Indem er gleichgeschlechtliche Lebenspartnerschaften ablehnt und das gleichberechtigte Miteinander von Kulturen in einem Land als Irrlehre bezeichnet, wird die Richtung deutlich, in welche er die brandenburgische Verfassung offensichtlich verändern will. Möglicherweise, Herr Schönbohm, sind Sie sich der Wirkung und Ihres Tuns nicht bewusst; aber auch dann sind Sie auf dem Ministersessel fehl am Platze. Sie waren es ja schon dereinst in Berlin.

Herr Ministerpräsident, verehrte Abgeordnete, in dieser Wahlperiode sind alle von uns zum Rücktritt aufgeforderten Minister dieser Aufforderung gefolgt, wenn auch nicht immer sofort.

(Lachen bei der SPD)

Erinnern Sie sich an den schönbohmschen Nachruf auf Herrn Fürniß, es gebe Vorwürfe, auf die man als Spitzenpolitiker anständigerweise nur mit Rücktritt antworten könne?

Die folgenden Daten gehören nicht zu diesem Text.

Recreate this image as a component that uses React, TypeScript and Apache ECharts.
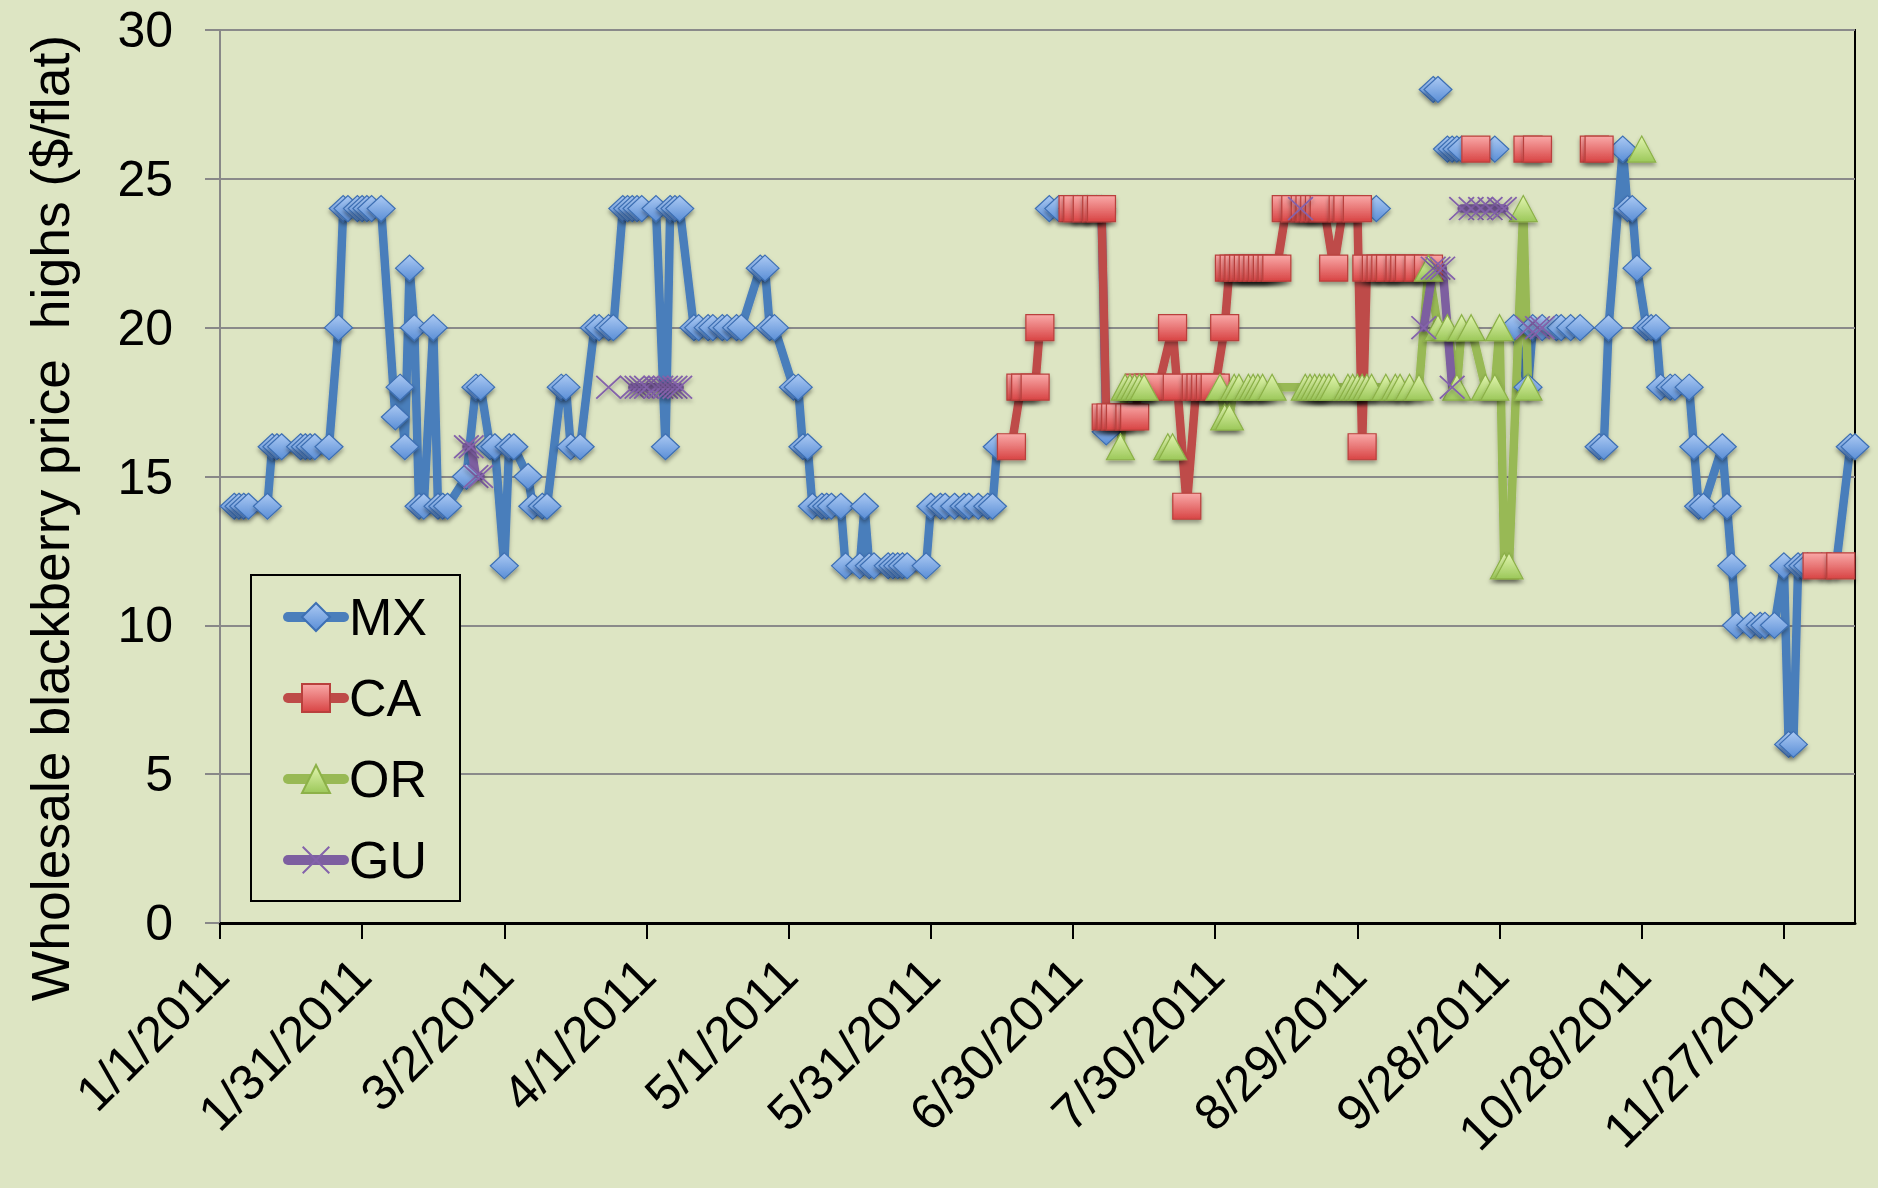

(Vereinzelt Beifall bei der PDS)

Herr Ministerpräsident, die PDS-Fraktion stellt diesen Abwahlantrag, weil wir uns sicher sind: Dieser CDU-Innenminister als Ihr Stellvertreter ist für das Land Brandenburg nicht länger tragbar und auch nicht zu ertragen. Sie müssen entscheiden, ob Sie seine Politik weiter tolerieren und damit faktisch zu Ihrer Politik machen

(Widerspruch bei der CDU)

oder ob Sie einen Schlussstrich ziehen. Mit dem Eid schwören die Minister, dem Wohl des Landes zu dienen, Schaden von ihm zu wenden, das Amt unparteiisch zu verwalten, Verfassung und Gesetze zu wahren und zu verteidigen. Herr Schönbohm hat dem nicht entsprochen. - Vielen Dank.

(Beifall bei der PDS)

Das Wort geht an die CDU-Fraktion. Für sie spricht der Abgeordnete Homeyer.

Herr Präsident! Meine sehr geehrten Damen und Herren! Dieser Antrag ist ein Beispiel dafür, wie extrem unterschiedlich man die Leistungen von Personen bewerten kann. Während die PDS aus nachvollziehbaren Gründen Herrn Schönbohm gerne los wäre, sind wir aus eben diesen Gründen stolz, Jörg Schönbohm

als Innenminister dieses Landes und stellvertretenden Ministerpräsidenten zu haben.